Task requirements. Only the lines from the one with "Write the React, TypeScript" to the one with "import * as", both included, should be output, without any images.

= = =

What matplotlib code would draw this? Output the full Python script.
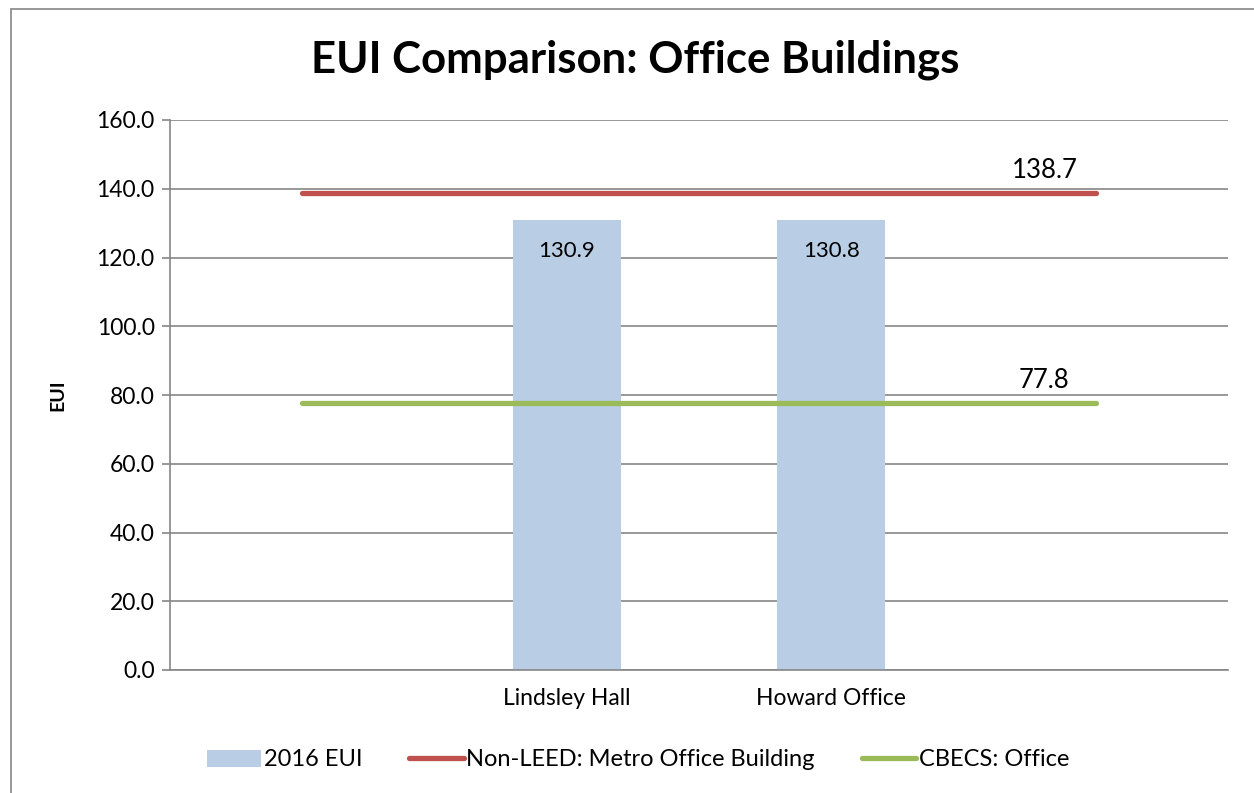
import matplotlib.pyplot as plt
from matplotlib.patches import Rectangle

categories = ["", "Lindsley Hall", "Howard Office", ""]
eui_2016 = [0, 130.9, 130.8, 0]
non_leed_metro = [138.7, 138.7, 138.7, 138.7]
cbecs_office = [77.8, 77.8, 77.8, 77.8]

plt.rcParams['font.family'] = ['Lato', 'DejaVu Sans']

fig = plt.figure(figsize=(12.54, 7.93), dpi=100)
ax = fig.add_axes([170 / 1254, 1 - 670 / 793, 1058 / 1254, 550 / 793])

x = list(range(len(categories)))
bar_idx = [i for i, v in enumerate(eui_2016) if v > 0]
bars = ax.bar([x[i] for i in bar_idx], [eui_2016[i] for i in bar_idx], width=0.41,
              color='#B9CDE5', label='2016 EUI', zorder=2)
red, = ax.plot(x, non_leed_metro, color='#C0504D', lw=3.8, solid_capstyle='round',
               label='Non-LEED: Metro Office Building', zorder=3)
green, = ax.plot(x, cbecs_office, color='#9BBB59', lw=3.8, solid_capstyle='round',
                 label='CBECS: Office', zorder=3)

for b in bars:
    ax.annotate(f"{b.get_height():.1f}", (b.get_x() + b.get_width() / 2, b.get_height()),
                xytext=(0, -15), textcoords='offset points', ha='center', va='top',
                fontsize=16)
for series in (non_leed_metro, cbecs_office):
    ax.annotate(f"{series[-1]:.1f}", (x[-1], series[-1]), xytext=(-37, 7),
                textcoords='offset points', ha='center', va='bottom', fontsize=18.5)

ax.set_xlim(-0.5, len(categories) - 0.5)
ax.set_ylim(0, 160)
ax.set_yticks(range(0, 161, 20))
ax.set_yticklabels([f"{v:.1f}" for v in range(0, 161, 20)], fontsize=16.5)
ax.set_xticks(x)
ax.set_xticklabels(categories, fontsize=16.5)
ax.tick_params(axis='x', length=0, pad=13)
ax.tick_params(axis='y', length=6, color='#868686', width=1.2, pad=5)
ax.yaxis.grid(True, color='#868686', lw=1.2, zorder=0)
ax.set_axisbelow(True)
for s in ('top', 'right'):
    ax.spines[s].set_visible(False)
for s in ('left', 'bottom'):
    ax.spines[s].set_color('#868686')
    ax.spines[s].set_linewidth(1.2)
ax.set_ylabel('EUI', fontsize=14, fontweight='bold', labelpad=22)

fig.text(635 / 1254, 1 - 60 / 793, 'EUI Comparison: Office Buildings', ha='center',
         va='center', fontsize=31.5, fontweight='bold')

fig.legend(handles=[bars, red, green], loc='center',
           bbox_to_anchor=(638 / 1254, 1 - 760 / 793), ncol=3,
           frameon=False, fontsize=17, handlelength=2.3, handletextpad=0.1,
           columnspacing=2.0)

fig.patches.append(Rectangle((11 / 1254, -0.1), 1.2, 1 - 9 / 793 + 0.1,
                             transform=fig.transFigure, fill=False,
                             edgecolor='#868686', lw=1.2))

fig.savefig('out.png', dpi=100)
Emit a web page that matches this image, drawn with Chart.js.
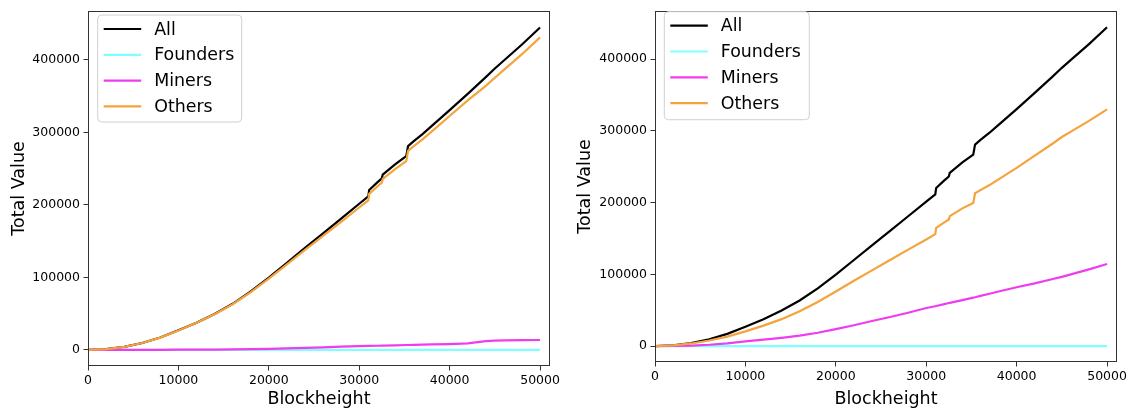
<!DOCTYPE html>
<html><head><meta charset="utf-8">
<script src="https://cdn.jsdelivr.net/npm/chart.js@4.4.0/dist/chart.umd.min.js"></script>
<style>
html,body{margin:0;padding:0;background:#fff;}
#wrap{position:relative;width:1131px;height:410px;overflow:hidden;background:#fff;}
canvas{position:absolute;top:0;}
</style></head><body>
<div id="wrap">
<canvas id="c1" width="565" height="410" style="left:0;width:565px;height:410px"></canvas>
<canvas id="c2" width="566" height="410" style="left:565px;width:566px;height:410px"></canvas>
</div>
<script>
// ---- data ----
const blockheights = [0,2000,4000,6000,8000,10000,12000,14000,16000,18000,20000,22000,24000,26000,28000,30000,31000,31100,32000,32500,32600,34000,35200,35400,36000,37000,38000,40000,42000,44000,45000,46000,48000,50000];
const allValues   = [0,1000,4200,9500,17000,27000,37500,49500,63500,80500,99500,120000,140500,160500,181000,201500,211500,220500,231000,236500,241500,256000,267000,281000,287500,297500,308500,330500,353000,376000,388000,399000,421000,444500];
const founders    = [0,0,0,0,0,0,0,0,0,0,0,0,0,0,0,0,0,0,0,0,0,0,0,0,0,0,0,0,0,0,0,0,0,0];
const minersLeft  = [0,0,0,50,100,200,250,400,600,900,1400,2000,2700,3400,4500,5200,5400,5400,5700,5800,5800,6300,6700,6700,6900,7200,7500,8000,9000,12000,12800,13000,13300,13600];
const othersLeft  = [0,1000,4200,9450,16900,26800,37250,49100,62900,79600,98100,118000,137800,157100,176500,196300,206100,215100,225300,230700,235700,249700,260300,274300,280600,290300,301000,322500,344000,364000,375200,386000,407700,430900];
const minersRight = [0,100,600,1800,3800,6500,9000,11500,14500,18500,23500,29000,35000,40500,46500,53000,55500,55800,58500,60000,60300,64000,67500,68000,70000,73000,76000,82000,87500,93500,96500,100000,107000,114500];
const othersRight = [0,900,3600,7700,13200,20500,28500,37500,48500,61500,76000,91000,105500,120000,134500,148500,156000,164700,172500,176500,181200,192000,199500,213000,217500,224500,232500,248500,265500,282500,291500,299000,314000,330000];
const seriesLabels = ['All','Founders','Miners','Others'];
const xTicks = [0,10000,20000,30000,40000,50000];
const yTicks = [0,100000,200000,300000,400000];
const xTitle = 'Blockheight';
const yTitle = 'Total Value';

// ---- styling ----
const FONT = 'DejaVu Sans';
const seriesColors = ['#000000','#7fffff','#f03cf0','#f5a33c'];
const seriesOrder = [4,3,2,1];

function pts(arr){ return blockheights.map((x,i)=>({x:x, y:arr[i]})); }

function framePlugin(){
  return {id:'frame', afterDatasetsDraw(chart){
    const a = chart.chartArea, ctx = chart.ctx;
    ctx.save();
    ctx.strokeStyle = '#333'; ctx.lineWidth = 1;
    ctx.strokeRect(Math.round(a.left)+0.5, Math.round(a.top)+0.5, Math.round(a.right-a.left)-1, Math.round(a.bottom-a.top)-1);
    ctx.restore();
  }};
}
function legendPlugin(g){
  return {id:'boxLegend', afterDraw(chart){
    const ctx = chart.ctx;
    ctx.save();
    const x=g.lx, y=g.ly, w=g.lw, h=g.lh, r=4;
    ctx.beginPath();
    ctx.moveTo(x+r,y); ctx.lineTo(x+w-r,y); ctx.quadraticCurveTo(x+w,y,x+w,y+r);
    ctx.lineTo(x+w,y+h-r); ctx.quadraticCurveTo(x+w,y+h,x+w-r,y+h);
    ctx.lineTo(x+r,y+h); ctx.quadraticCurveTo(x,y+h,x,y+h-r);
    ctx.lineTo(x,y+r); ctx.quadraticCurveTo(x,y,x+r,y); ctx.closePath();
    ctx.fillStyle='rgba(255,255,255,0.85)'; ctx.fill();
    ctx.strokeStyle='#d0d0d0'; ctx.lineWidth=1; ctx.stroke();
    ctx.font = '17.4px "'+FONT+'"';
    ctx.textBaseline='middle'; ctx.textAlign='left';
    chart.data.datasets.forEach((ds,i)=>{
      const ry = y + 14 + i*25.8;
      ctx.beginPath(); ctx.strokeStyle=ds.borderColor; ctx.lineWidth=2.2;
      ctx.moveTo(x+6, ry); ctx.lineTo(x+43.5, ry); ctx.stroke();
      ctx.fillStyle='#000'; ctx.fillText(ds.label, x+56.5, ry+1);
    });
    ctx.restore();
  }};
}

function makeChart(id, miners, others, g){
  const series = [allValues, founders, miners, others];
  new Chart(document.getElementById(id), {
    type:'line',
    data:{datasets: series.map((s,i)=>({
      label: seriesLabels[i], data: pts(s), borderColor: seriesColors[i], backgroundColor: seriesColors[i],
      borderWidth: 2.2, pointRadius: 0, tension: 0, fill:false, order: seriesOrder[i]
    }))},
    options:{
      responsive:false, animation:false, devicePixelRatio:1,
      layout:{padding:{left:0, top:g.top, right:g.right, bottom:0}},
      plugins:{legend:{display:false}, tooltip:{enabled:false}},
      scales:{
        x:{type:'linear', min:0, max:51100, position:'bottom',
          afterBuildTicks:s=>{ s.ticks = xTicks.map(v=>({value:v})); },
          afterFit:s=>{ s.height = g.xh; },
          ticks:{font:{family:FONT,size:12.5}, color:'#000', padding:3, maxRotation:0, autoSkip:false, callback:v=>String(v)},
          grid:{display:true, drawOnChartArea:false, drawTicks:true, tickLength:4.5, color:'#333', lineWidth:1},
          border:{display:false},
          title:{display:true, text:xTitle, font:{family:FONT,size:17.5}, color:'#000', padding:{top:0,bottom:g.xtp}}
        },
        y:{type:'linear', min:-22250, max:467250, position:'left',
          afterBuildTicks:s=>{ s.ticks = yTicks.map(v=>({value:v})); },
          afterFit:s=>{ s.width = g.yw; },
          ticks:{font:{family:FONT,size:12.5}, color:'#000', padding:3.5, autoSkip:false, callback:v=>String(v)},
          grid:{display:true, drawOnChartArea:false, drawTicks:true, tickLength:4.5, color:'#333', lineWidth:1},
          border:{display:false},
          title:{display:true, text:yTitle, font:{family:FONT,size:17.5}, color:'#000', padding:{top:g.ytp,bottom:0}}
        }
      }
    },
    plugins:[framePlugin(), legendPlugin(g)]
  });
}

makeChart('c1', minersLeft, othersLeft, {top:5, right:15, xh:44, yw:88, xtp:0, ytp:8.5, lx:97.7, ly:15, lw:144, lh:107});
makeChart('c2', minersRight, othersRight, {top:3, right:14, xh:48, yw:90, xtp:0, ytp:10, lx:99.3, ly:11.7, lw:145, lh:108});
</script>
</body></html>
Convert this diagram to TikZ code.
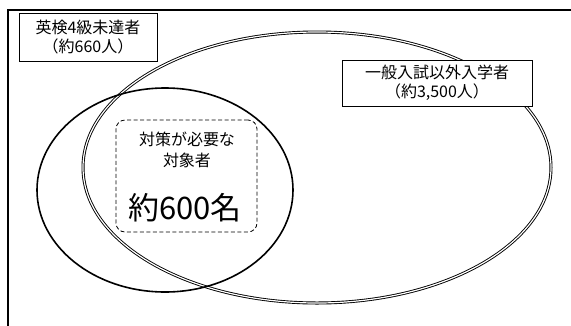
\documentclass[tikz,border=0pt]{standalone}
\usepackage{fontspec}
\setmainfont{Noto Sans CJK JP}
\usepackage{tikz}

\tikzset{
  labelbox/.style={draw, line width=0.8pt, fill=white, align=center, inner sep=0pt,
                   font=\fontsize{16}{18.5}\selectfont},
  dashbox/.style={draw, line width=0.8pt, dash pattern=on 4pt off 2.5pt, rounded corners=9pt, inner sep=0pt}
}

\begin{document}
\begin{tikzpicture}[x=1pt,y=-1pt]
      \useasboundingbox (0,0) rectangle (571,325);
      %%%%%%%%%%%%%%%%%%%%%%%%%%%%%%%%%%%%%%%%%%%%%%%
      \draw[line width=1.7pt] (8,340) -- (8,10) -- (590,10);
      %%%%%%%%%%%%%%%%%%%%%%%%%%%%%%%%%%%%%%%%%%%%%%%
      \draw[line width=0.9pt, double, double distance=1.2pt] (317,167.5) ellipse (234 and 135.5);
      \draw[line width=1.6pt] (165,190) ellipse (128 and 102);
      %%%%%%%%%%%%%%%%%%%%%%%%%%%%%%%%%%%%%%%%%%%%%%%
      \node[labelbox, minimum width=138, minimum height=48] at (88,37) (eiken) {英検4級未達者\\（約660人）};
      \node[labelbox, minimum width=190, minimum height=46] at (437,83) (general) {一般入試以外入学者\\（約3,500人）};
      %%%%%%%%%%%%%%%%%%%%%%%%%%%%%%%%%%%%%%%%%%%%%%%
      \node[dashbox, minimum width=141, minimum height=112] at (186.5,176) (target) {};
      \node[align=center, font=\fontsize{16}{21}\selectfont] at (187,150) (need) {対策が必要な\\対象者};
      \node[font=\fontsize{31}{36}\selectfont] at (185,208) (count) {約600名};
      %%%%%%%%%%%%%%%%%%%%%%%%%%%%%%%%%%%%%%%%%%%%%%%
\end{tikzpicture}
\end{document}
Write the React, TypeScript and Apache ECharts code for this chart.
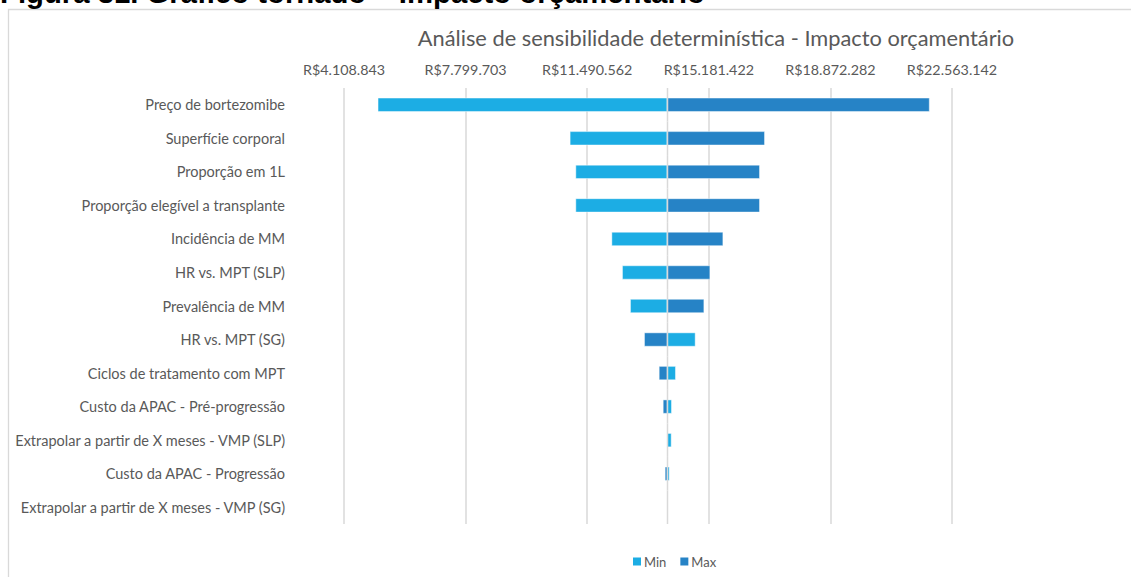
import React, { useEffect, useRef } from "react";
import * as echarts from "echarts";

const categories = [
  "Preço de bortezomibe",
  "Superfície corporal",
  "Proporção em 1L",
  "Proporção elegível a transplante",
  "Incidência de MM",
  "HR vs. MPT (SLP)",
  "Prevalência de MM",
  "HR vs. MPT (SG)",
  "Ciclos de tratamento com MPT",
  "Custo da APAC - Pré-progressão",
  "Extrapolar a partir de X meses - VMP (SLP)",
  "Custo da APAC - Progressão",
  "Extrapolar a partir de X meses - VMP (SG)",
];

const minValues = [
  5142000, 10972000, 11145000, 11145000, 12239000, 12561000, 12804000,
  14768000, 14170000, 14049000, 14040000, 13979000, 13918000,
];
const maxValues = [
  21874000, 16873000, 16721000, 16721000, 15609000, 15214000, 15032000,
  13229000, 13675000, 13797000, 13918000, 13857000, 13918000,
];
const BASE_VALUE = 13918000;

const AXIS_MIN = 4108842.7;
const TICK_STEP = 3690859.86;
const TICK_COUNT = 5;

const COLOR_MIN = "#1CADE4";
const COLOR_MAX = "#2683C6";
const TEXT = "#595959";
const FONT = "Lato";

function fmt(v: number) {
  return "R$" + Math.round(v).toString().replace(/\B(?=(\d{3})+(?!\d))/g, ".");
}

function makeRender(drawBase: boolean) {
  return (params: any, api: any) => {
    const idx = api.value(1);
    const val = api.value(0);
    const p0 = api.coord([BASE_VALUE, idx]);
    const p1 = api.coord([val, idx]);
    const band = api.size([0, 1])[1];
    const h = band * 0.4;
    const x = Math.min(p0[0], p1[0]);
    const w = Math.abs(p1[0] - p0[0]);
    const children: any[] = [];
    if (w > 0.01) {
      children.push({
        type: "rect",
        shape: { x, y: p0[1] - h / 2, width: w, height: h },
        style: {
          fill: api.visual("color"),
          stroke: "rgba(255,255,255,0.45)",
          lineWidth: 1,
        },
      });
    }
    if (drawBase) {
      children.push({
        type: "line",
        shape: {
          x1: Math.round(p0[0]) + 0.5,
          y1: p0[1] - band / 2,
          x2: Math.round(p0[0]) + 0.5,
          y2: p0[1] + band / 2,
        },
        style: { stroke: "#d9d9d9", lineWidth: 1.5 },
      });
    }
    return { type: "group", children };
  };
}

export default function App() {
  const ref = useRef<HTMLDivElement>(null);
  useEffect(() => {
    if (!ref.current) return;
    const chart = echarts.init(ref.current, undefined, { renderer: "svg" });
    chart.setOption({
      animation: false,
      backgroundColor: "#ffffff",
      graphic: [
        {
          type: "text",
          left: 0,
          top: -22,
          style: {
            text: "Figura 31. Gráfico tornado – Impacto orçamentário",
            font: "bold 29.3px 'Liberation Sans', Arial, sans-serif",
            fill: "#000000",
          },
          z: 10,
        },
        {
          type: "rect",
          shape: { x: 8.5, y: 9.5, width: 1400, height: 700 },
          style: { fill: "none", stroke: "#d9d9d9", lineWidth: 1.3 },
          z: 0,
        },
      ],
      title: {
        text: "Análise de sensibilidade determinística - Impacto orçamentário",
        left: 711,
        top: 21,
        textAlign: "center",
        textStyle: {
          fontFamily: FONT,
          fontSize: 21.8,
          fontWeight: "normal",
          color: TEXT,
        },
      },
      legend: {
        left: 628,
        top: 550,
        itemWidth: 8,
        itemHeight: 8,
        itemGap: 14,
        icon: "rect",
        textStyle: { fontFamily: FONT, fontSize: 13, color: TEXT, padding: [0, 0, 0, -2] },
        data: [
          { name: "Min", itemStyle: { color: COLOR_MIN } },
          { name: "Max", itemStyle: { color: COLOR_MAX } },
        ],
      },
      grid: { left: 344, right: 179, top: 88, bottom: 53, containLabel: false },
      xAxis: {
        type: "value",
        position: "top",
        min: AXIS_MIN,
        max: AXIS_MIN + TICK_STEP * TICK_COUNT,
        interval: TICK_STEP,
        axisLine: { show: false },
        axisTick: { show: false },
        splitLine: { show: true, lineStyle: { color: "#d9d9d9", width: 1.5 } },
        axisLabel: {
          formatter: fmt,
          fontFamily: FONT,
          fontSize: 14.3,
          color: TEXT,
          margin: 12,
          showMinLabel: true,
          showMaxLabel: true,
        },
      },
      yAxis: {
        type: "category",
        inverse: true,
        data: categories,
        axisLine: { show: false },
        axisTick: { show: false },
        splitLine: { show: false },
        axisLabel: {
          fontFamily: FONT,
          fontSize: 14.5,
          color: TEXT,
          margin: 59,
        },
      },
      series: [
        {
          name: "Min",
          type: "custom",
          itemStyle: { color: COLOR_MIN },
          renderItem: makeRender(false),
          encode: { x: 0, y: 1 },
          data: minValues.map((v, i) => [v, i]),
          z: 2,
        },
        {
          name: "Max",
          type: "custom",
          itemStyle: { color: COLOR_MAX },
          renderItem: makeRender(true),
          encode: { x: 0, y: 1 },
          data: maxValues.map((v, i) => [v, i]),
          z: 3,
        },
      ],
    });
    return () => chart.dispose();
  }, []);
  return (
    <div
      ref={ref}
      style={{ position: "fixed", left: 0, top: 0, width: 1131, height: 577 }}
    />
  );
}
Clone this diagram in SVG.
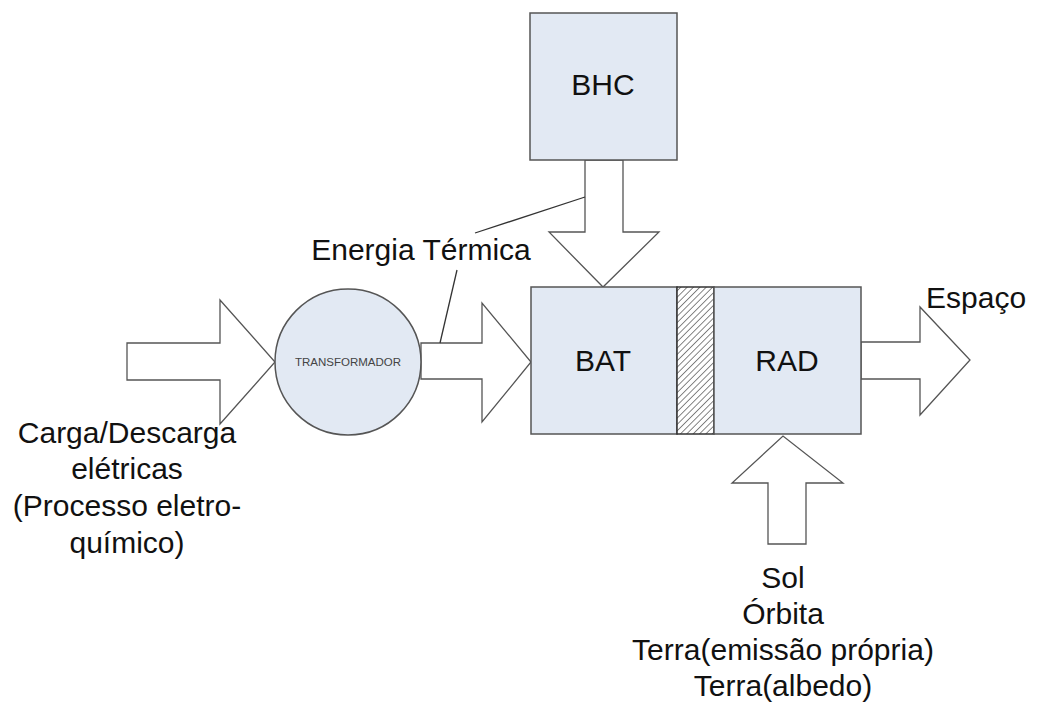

= = =

Answer to this exercise.
Write the React, TypeScript and Apache ECharts code for this chart.
import React, { useEffect, useRef } from "react";
import * as echarts from "echarts";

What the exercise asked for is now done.